We are using Apache Beam to process streamed data from pubsub source to GCS sink with dynamic filenames. We are able to write text files, but not wav files.

We are able to write out our byte array string (linear16 wav encoding) working with StringUtf8Coder but have a compilation error with ByteArrayEncoder

// THIS WORKS:

pipelineBeginStage
  .apply(
    FileIO.<String, KamiAppData>writeDynamic()
          .by((SerializableFunction<KamiAppData, String>) input -> input.GCSurl)
          .via(
             Contextful.fn((SerializableFunction<KamiAppData, String>) input -> input.audioStream),
             TextIO.sink())
          .to(outputBucket)
          .withNaming(url -> FileNaming.getNaming(url, "wav"))
          .withDestinationCoder(StringUtf8Coder.of())
          .withNumShards(1));

// THIS YIELDS A COMPILATION ERROR:

pipelineBeginStage
  .apply(
    FileIO.<String, KamiAppData>writeDynamic()
          .by((SerializableFunction<KamiAppData, String>) input -> input.GCSurl)
          .via(
            Contextful.fn((SerializableFunction<KamiAppData, byte[]>) input -> input.audioStream.getBytes()),
            TextIO.sink())
          .to(outputBucket)
          .withNaming(url -> FileNaming.getNaming(url, "wav"))
          .withDestinationCoder(ByteArrayCoder.of())
          .withNumShards(1));

The error we get is:

cannot resolve method 'via(org.apache.beam.sdk.transforms.Contextful.Fn<InputT,OutputT>>,org.apache.beam.sdk.TextIO.Sink)'

How do we make this compile and write the audio to file using Apache Beam APIs?

1
TextIO.sink() is a Sink<String> (which makes sense since it is called "text" IO).
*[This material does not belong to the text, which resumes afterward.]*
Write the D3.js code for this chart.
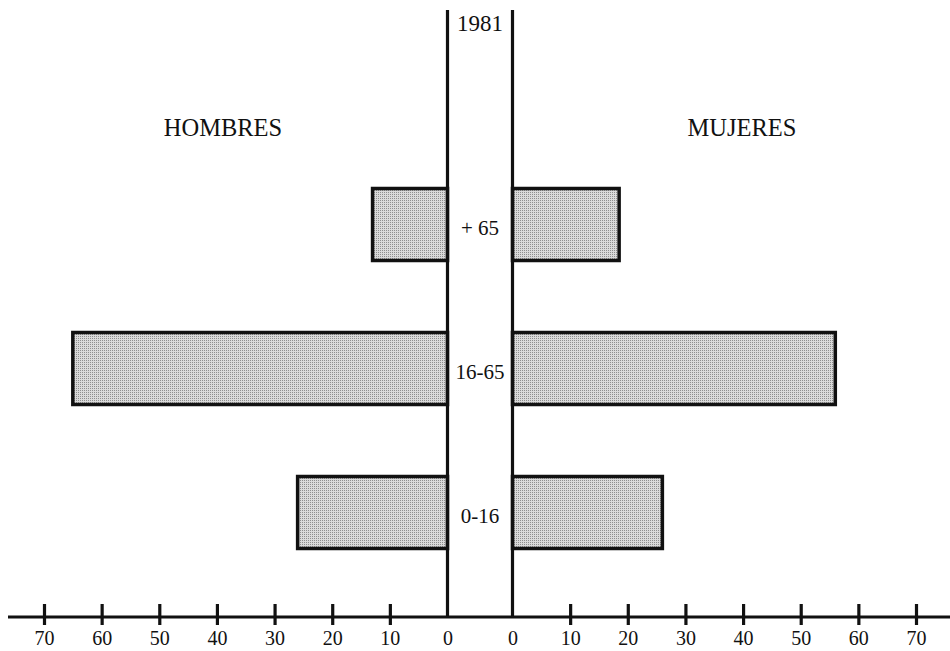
<!DOCTYPE html>
<html>
<head>
<meta charset="utf-8">
<script src="https://cdn.jsdelivr.net/npm/d3@7"></script>
<style>
  html, body { margin: 0; padding: 0; background: #fff; }
  svg { display: block; }
  text { font-family: "Liberation Serif", "Times New Roman", serif; fill: #111; }
</style>
</head>
<body>
<svg id="chart" width="950" height="651"></svg>
<script>
// ---- data ----
const year = "1981";
const categories = ["+ 65", "16-65", "0-16"];
const hombres = [13, 65, 26];
const mujeres = [18.5, 56, 26];
const tickValues = [0, 10, 20, 30, 40, 50, 60, 70];
const leftTitle = "HOMBRES";
const rightTitle = "MUJERES";

// ---- layout ----
const svg = d3.select("#chart");
const W = 950, H = 651;
const axisY = 617;
const xLeft = d3.scaleLinear().domain([0, 70]).range([447.5, 44]);
const xRight = d3.scaleLinear().domain([0, 70]).range([512.5, 916]);
const y = d3.scaleBand().domain(categories).range([152.5, 584.5]).paddingInner(0.5).paddingOuter(0.25);
const midX = (xLeft(0) + xRight(0)) / 2;

// stipple pattern
const defs = svg.append("defs");
const pat = defs.append("pattern").attr("id", "stipple").attr("patternUnits", "userSpaceOnUse")
  .attr("width", 2).attr("height", 2);
pat.append("rect").attr("width", 2).attr("height", 2).attr("fill", "#dadada");
pat.append("rect").attr("width", 1).attr("height", 1).attr("fill", "#8e8e8e");

// bars
const data = categories.map((c, i) => ({ c, h: hombres[i], m: mujeres[i] }));
svg.append("g").selectAll("rect").data(data).join("rect")
  .attr("x", d => xLeft(d.h)).attr("y", d => y(d.c))
  .attr("width", d => xLeft(0) - xLeft(d.h)).attr("height", y.bandwidth())
  .attr("fill", "url(#stipple)").attr("stroke", "#111").attr("stroke-width", 3.5);
svg.append("g").selectAll("rect").data(data).join("rect")
  .attr("x", xRight(0)).attr("y", d => y(d.c))
  .attr("width", d => xRight(d.m) - xRight(0)).attr("height", y.bandwidth())
  .attr("fill", "url(#stipple)").attr("stroke", "#111").attr("stroke-width", 3.5);

// central vertical lines
[xLeft(0), xRight(0)].forEach(xv => {
  svg.append("line").attr("x1", xv).attr("x2", xv).attr("y1", 10).attr("y2", axisY)
    .attr("stroke", "#111").attr("stroke-width", 3.2);
});

// axis base line
svg.append("line").attr("x1", 8).attr("x2", W).attr("y1", axisY).attr("y2", axisY)
  .attr("stroke", "#111").attr("stroke-width", 3.2);

function styleAxis(g) {
  g.attr("font-family", null).attr("font-size", null);
  g.select(".domain").remove();
  g.selectAll(".tick line")
    .attr("y1", -13).attr("y2", 8)
    .attr("stroke", "#111").attr("stroke-width", 3.2)
    .attr("display", d => d === 0 ? "none" : null);
  g.selectAll(".tick text")
    .attr("y", 28).attr("dy", 0)
    .style("font-family", "'Liberation Serif', 'Times New Roman', serif")
    .style("font-size", "20px").attr("fill", "#111");
}
svg.append("g").attr("transform", `translate(0,${axisY})`)
  .call(d3.axisBottom(xLeft).tickValues(tickValues).tickFormat(d3.format("d")).tickSize(0))
  .call(styleAxis);
svg.append("g").attr("transform", `translate(0,${axisY})`)
  .call(d3.axisBottom(xRight).tickValues(tickValues).tickFormat(d3.format("d")).tickSize(0))
  .call(styleAxis);

// category labels
svg.append("g").selectAll("text").data(categories).join("text")
  .attr("x", midX).attr("y", d => y(d) + y.bandwidth() / 2 + 10)
  .attr("text-anchor", "middle").attr("font-size", 21).text(d => d);

// year
svg.append("text").attr("x", midX).attr("y", 31).attr("text-anchor", "middle")
  .attr("font-size", 23).text(year);

// side titles
svg.append("text").attr("x", 223).attr("y", 136).attr("text-anchor", "middle")
  .attr("font-size", 24.5).text(leftTitle);
svg.append("text").attr("x", 742).attr("y", 136).attr("text-anchor", "middle")
  .attr("font-size", 24.5).text(rightTitle);
</script>
</body>
</html>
And the signature of FileIO.via() expects that the output of the contextfulFn is going to be of the same as the type argument of the sink (which makes sense since you want to write elements of the same type you are producing by the contextfulFn). So the first example works because the output of the contextfulFn is a string and the sink also takes strings. In the second example you want to output bytes but the sink takes strings, which doesn't work.Anton

1 Answers

0
votes

Anton's explanation in the comment above looks very clear to me.

Just want to add that for it to work with byte type, you may need to implement your own FileIO.Sink<byte[]> class.